ISTOÉ – Essa religiosidade de Lula não é algo que se percebe…
Frei Betto –
Não. O Lula mantém discrição especialmente sobre dois aspectos da vida dele: a religiosidade e a família. Ele tem profunda veneração por Francisco de Assis. E foi o único dos candidatos que, no primeiro turno, reservou todos os domingos para estar com a família.

ISTOÉ – E esses domingos ele passava dentro do apartamento?
Frei Betto –
Não. No sítio Los Fubangos. Que é uma linguiça de terra, onde tem animais e plantas, e recebe os filhos, os netos, os amigos. Ali vai para o fogão de lenha e faz as suas mirabolantes alquimias culinárias. Cozinhava. Jogava bola. Mexia com a horta. Ajudava a Marisa nos cabritos, nos coelhos, nas galinhas, nos patos… Lula não leva serviço para casa. Não se conversa de política dentro da casa dele.

ISTOÉ – O sr. também foi para o fogão? Porque o
sr. também cozinha.
Frei Betto –
Nós competimos muito na cozinha, embora eu tenha o orgulho de ter introduzido o Lula na culinária. Me lembro do Fábio, filho dele, me vendo cozinhar na casa da família e dizendo assim: “mulherzinha, mulherzinha …” Na cabeça do menino, quem ia para a cozinha era a mulher. E, no entanto, o Lula se afeiçoou à culinária. Hoje é um bom cozinheiro, sobretudo quando faz carnes e massas.

ISTOÉ – Em recente artigo, o sr. escreveu que Lula jamais teve empregada doméstica…
Frei Betto –
Nunca tiveram. Todos os serviços dentro da casa são feitos pela família. Isso é um mérito da Marisa. Todos ajudam na cozinha, lavam prato, arrumam a cama, limpam o quarto, o banheiro e tal. Ela exige que todos eles – são todos homens –, lavem as suas cuecas e meias. Agora, quando tem um aniversário, quando a casa está muito cheia, a Marisa chama a Joana, que é uma irmã de criação dela, para ajudar. Às vezes outras pessoas da família também ajudam.

ISTOÉ – É tão difícil colocar homem para trabalhar…
Frei Betto –
Mas a Marisa coloca… Até o Lula.

ISTOÉ – O Lula tem de lavar as meias e as cuecas dele?
Frei Betto –
Tem. Não vou dizer que neste período eleitoral tenha feito isso, mas que fora deste período, no cotidiano, eu vi, eu vi. E várias vezes eu viajei com o Lula, pelo Brasil e pelo Exterior, e ele lavava.

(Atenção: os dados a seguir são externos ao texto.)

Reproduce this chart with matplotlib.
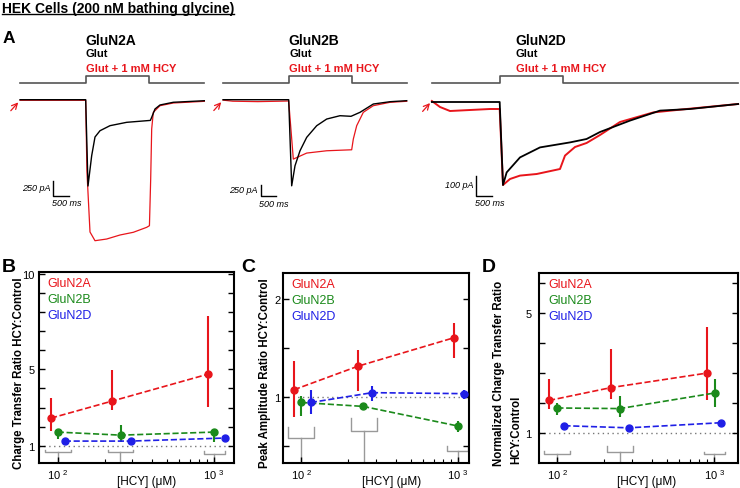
import numpy as np
import matplotlib.pyplot as plt
from matplotlib.lines import Line2D

plt.rcParams['font.family'] = ['Liberation Sans', 'DejaVu Sans']
plt.rcParams['mathtext.fontset'] = 'custom'
plt.rcParams['mathtext.rm'] = 'Liberation Sans'

W, H = 740, 489
RED = '#e8151b'
GREEN = '#1b8a1b'
BLUE = '#1f1fe6'
GREY = '#999999'

# ---- panel A traces: time (ms, 0 = glutamate on) and current (pA) ----
glut_on, glut_off = 0, 2000

a_black_t = [-2110, -10, 64, 182, 288, 448, 768, 1302, 1942, 2060, 2102, 2208, 2368, 2794, 3786]
a_black_i = [0, 0, -1438, -933, -622, -517, -433, -377, -350, -345, -293, -155, -88, -43, -17]
a_red_t = [-2110, -10, 30, 128, 288, 662, 1088, 1514, 1942, 2030, 2070, 2102, 2154, 2368, 2794, 3786]
a_red_i = [-10, -10, -1200, -2205, -2350, -2322, -2255, -2210, -2127, -2100, -1322, -488, -210, -100, -55, -27]

b_black_t = [-2110, -10, 86, 192, 352, 566, 886, 1206, 1632, 1984, 2272, 2698, 3232, 3766]
b_black_i = [0, 0, -2012, -1544, -1193, -880, -608, -452, -374, -388, -295, -101, -47, -23]
b_red_t = [-2110, -1800, -1000, -300, -10, 138, 566, 1206, 2006, 2058, 2166, 2378, 2698, 3232, 3766]
b_red_i = [-10, -35, -45, -35, -30, -1388, -1247, -1193, -1170, -920, -608, -295, -140, -61, -37]

d_black_t = [-2180, -10, 96, 213, 640, 1280, 2240, 2770, 3200, 4160, 5120, 6080, 7620]
d_black_i = [0, 0, -415, -352, -277, -227, -202, -185, -150, -93, -43, -35, -10]
d_red_t = [-2180, -1920, -1600, -960, -320, -10, 96, 320, 640, 1174, 1920, 2080, 2400, 2770, 3200, 3840, 4906, 5974, 7620]
d_red_i = [5, -25, -45, -40, -35, -35, -415, -385, -368, -360, -335, -268, -225, -205, -165, -100, -52, -35, -10]

# ---- panels B-D: [HCY] (uM) and ratios ----
b_red_x = [90.6, 223, 920]
b_red_y = [2.45, 3.34, 4.75]
b_red_lo = [1.77, 2.87, 3.03]
b_red_hi = [3.5, 4.96, 7.78]
b_green_x = [100, 253, 1000]
b_green_y = [1.72, 1.56, 1.72]
b_green_lo = [1.35, 1.2, 1.18]
b_green_hi = [1.78, 2.09, 1.88]
b_blue_x = [111, 293, 1175]
b_blue_y = [1.25, 1.25, 1.41]
b_blue_lo = [1.2, 1.2, 1.36]
b_blue_hi = [1.3, 1.3, 1.46]

c_red_x = [89.8, 230, 942]
c_red_y = [1.07, 1.31, 1.60]
c_red_lo = [0.79, 1.06, 1.39]
c_red_hi = [1.36, 1.47, 1.75]
c_green_x = [100, 248, 1000]
c_green_y = [0.94, 0.90, 0.70]
c_green_lo = [0.80, 0.88, 0.64]
c_green_hi = [1.01, 0.92, 0.75]
c_blue_x = [115, 283, 1097]
c_blue_y = [0.94, 1.04, 1.03]
c_blue_lo = [0.82, 0.96, 0.98]
c_blue_hi = [1.07, 1.11, 1.07]

d_red_x = [88.5, 221, 900]
d_red_y = [2.09, 2.52, 3.0]
d_red_lo = [1.81, 2.14, 2.12]
d_red_hi = [2.79, 3.81, 4.55]
d_green_x = [100, 250, 1014]
d_green_y = [1.84, 1.82, 2.34]
d_green_lo = [1.61, 1.53, 1.87]
d_green_hi = [2.0, 2.25, 2.79]
d_blue_x = [111, 285, 1109]
d_blue_y = [1.25, 1.18, 1.35]
d_blue_lo = [1.2, 1.13, 1.3]
d_blue_hi = [1.3, 1.23, 1.4]

# grey bracket marks under the data (centre, left, right, bar level, end level)
b_brk = [[100, 251, 1000], [83, 210, 863], [121.7, 305, 1175], [0.66, 0.66, 0.57], [0.79, 0.79, 0.71]]
c_brk = [[100, 251, 1000], [82.6, 207.6, 855], [121, 304, 1164], [0.575, 0.653, 0.45], [0.69, 0.78, 0.5]]
d_brk = [[100, 251, 1000], [82.6, 208, 859], [120.5, 303, 1169], [0.31, 0.39, 0.31], [0.42, 0.56, 0.39]]

x_ticks = [100, 1000]
x_ticklabels = [r'$\mathregular{10^{\ 2}}$', r'$\mathregular{10^{\ 3}}$']
x_minor = [200, 300, 400, 500, 600, 700, 800, 900]
b_yticks = [1, 2, 3, 4, 5, 6, 7, 8, 9, 10]
b_ylabels = ['1', '', '', '', '5', '', '', '', '', '10']
c_yticks = [0.5, 1, 1.5, 2]
c_ylabels = ['', '1', '', '2']
d_yticks = [1, 2, 3, 4, 5, 6]
d_ylabels = ['1', '', '', '', '5', '']
names = ['GluN2A', 'GluN2B', 'GluN2D']

fig = plt.figure(figsize=(7.4, 4.89), dpi=100)


def px_axes(x0, y0, x1, y1):
    return fig.add_axes([x0 / W, 1 - y1 / H, (x1 - x0) / W, (y1 - y0) / H])


def fx(p):
    return p / W


def fy(p):
    return 1 - p / H


def trace_panel(x0, x1, t0_px, base_px, ms_pp, pa_pp, traces, t_start, t_end,
                bar_t, bar_i, bar_pa, bar_lw=1.0):
    # stimulus
    st = px_axes(x0, 70, x1, 90)
    st.set_xlim((x0 - t0_px) * ms_pp, (x1 - t0_px) * ms_pp)
    st.set_ylim(-(90 - 84) / 6.7, (84 - 70) / 6.7)
    st.plot([t_start, glut_on, glut_on, glut_off, glut_off, t_end],
            [0, 0, 1, 1, 0, 0], color='#555555', lw=1.2)
    st.axis('off')
    ax = px_axes(x0, 90, x1, 260)
    ax.set_xlim((x0 - t0_px) * ms_pp, (x1 - t0_px) * ms_pp)
    ax.set_ylim(-(260 - base_px) * pa_pp, (base_px - 90) * pa_pp)
    for t, i, c, lw in traces:
        ax.plot(t, i, color=c, lw=lw)
    ax.annotate('', xy=(traces[0][0][0], traces[0][1][0]), xytext=(-8, -9),
                textcoords='offset points',
                arrowprops=dict(arrowstyle='->', color=RED, lw=0.9))
    ax.plot([bar_t, bar_t, bar_t + 500], [bar_i + bar_pa, bar_i, bar_i], color='k', lw=bar_lw)
    ax.annotate('%d pA' % bar_pa, xy=(bar_t, bar_i + bar_pa * 0.55), xytext=(-2, 0),
                textcoords='offset points', ha='right', va='center',
                fontsize=6.5, style='italic')
    ax.annotate('500 ms', xy=(bar_t, bar_i), xytext=(-1, -2),
                textcoords='offset points', ha='left', va='top',
                fontsize=6.5, style='italic')
    ax.axis('off')
    return ax


trace_panel(0, 212, 86, 100.7, 32, 250 / 15,
            [(a_red_t, a_red_i, RED, 0.9), (a_black_t, a_black_i, 'k', 1.0)],
            -2110, 3790, -1046, -1600, 250)
trace_panel(212, 420, 289, 100.7, 32, 250 / 10.7,
            [(b_red_t, b_red_i, RED, 0.9), (b_black_t, b_black_i, 'k', 1.0)],
            -2110, 3770, -906, -2246, 250)
trace_panel(420, 740, 500, 103, 32, 5.0,
            [(d_red_t, d_red_i, RED, 1.4), (d_black_t, d_black_i, 'k', 1.3)],
            -2180, 7620, -768, -468, 100)

# headings for panel A
title = fig.text(fx(2), fy(13), 'HEK Cells (200 nM bathing glycine)', fontsize=10,
                 fontweight='bold', va='baseline')
fig.text(fx(3), fy(43), 'A', fontsize=12.5, fontweight='bold', va='baseline')
for xp, nm in zip([85, 288, 515], names):
    fig.text(fx(xp), fy(45), nm, fontsize=10, fontweight='bold', va='baseline')
    fig.text(fx(xp + 1), fy(57), 'Glut', fontsize=8, fontweight='bold', va='baseline')
    fig.text(fx(xp + 1), fy(71.5), 'Glut + 1 mM HCY', fontsize=8, fontweight='bold',
             va='baseline', color=RED)


def ratio_panel(box, xlim, ylim, yticks, ylabels, series, brk, pad):
    ax = px_axes(*box)
    ax.set_xscale('log')
    ax.set_xlim(*xlim)
    ax.set_ylim(*ylim)
    for c, l, r, lev, top in zip(*brk):
        ax.plot([l, l, r, r], [top, lev, lev, top], color=GREY, lw=1, zorder=1)
        ax.plot([c, c], [lev, ylim[0]], color=GREY, lw=1, zorder=1)
    ax.axhline(1, color='#777777', ls=(0, (1, 2.5)), lw=1, zorder=1)
    for x, y, lo, hi, col in series:
        y = np.array(y)
        err = [y - np.array(lo), np.array(hi) - y]
        ax.errorbar(x, y, yerr=err, fmt='o--', color=col, ms=5, lw=1.2,
                    elinewidth=1.5, capsize=0, zorder=3)
    for k, (nm, col) in enumerate(zip(names, [RED, GREEN, BLUE])):
        ax.text(0.045, 0.94 - k * 0.082, nm, transform=ax.transAxes, color=col,
                fontsize=9, va='center')
    ax.set_xticks(x_ticks)
    ax.set_xticklabels(x_ticklabels)
    ax.set_xticks(x_minor, minor=True)
    ax.set_xticklabels([], minor=True)
    ax.set_yticks(yticks)
    ax.set_yticklabels(ylabels)
    ax.tick_params(which='major', direction='in', length=4, width=1, right=True,
                   labelsize=8, pad=3)
    ax.tick_params(axis='y', pad=pad)
    ax.tick_params(which='minor', direction='in', length=3, width=0.8)
    for s in ax.spines.values():
        s.set_linewidth(1.5)
    fig.text(fx(box[0] + 108), fy(482), '[HCY] (\u03bcM)', fontsize=8.5, ha='center', va='center')
    return ax


ratio_panel((39, 273, 234, 464.3), (75.9, 1343), (0.09, 10.08), b_yticks, b_ylabels,
            [(b_red_x, b_red_y, b_red_lo, b_red_hi, RED),
             (b_green_x, b_green_y, b_green_lo, b_green_hi, GREEN),
             (b_blue_x, b_blue_y, b_blue_lo, b_blue_hi, BLUE)], b_brk, 3)
ratio_panel((283.3, 274, 469.3, 464.3), (76.7, 1181), (0.32, 2.26), c_yticks, c_ylabels,
            [(c_red_x, c_red_y, c_red_lo, c_red_hi, RED),
             (c_green_x, c_green_y, c_green_lo, c_green_hi, GREEN),
             (c_blue_x, c_blue_y, c_blue_lo, c_blue_hi, BLUE)], c_brk, 2)
ratio_panel((539, 274, 738, 464.3), (76.4, 1423), (0, 6.33), d_yticks, d_ylabels,
            [(d_red_x, d_red_y, d_red_lo, d_red_hi, RED),
             (d_green_x, d_green_y, d_green_lo, d_green_hi, GREEN),
             (d_blue_x, d_blue_y, d_blue_lo, d_blue_hi, BLUE)], d_brk, 5.5)

fig.text(fx(2), fy(272), 'B', fontsize=14, fontweight='bold', va='baseline')
fig.text(fx(241.5), fy(272), 'C', fontsize=14, fontweight='bold', va='baseline')
fig.text(fx(481.5), fy(271.5), 'D', fontsize=14, fontweight='bold', va='baseline')

fig.text(fx(19), fy(373), 'Charge Transfer Ratio HCY:Control', rotation=90,
         fontsize=8.3, fontweight='bold', ha='center', va='center')
fig.text(fx(265), fy(373), 'Peak Amplitude Ratio HCY:Control', rotation=90,
         fontsize=8.3, fontweight='bold', ha='center', va='center')
fig.text(fx(499), fy(466), 'Normalized Charge Transfer Ratio', rotation=90,
         fontsize=8.3, fontweight='bold', ha='center', va='bottom')
fig.text(fx(516), fy(464), 'HCY:Control', rotation=90,
         fontsize=8.3, fontweight='bold', ha='center', va='bottom')

# underline the heading
fig.canvas.draw()
bb = title.get_window_extent()
fig.add_artist(Line2D([bb.x0 / W, bb.x1 / W], [fy(14.8), fy(14.8)], color='k', lw=1.0))

fig.savefig('out.png', dpi=100)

ISTOÉ – O fato de a família Lula não ter empregada doméstica é um modelo a ser seguido?
Frei Betto –
Por um lado, é significativo. Por outro, com este desemprego, espero que as famílias que podem pagar empregadas domésticas não abdiquem delas, desde que tratando-as de acordo
com a lei e com a dignidade.

ISTOÉ – Em 1980, quando Lula dormiu no chão da sala de seus pais, o sr. imaginava que ele um dia seria eleito presidente?
Frei Betto –
Não imaginava mesmo. Aquele era um momento de ditadura militar. Depois de tudo o que presenciei, depois de duas prisões, uma delas de quatro anos, eu, mineiramente, tinha dúvidas de que o Brasil ainda iria caminhar para a democracia.